Still no actual sport content in my tweets:

"Look how glam Denise Lewis is now. LOOK AT THAT BEAD NECKLACE. "

"It's a 10 from Alesha, 8 from Bruno, seveeeeeeeeen from Len and a 4 from Craig (booo)  "

"I really dislike this arrangement of the national anthem. They don't leave the bit where everyone drunkenly yells "Der ner NER NER"

"We'll give the Aussies that one. They only have 3 golds, bless them. Stick it in a jiffy bag and send it off  "

"I'm cheering on Muriel Ahoure in this because she's got a brilliant surname.  Muriel Aprostitute."

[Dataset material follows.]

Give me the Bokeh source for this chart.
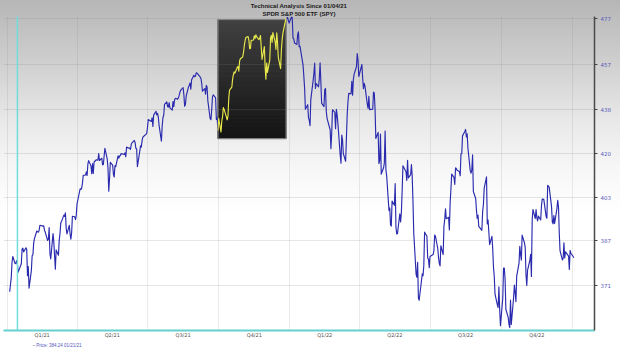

Doing my bit for international relations:

"Jesus, I thought Darth Vader was going to storm in at the start of Grenada's national anthem!! "

DAY 12

"Do you have to have a double barreled name to be a female sprinter and/or wear arm leggings? "

"horses dancing to music is my new favourite"

" Hoofs upside your head."

" "I set shire to the hay" by Adele."

"already excited about Sochi 2014."

"Today: The greatest show on earth is on BBC1. Mum's watching 'Flog It' on BBC2. "

DAY 13

"Do you think they'll get the Sugababes to perform at the closing ceremony? The old 3 and new 3 could do a Hackney urban sing off"

"If I don't get 3 hours of Spice Girls tomorrow I will be bitterly dissapointed. ."

"I really want to be a speedwalker. It's always been my dream."

"This bit of the "Modern Pentathlon" is just laser quest. The IOC isn't kidding anyone. "

DAY 14

At the  marathon. Very disappointed that the runners haven't got in to the spirit of things. Not a lion costume or mankini in sight.

Closing Ceremony 

"Can you see my sequinned baps everyone? I'm on top of the umbrella mountain.  "

"VICTORIA BECKHAM CAN STILL MOVE HER FACE!!!"

"Did Grandma put LSD in my tea? "


"Every time Emili Sande sings a song, Heather Small looks in a mirror to check that she still exists"

"Grandma just shouted "Ku Klux Clan" at the TV. I think she was referring to the Pet Shop Boy's outfits and not One Direction"

So there we go, London 2012 in a collection of my tweets. Unbelievably I did manage to live tweet the entire Olympics and not mention sport at all really so WELL DONE TO ME! I wish you all the best for 2013. I'm hoping for round 2, London 2012 version 20.13?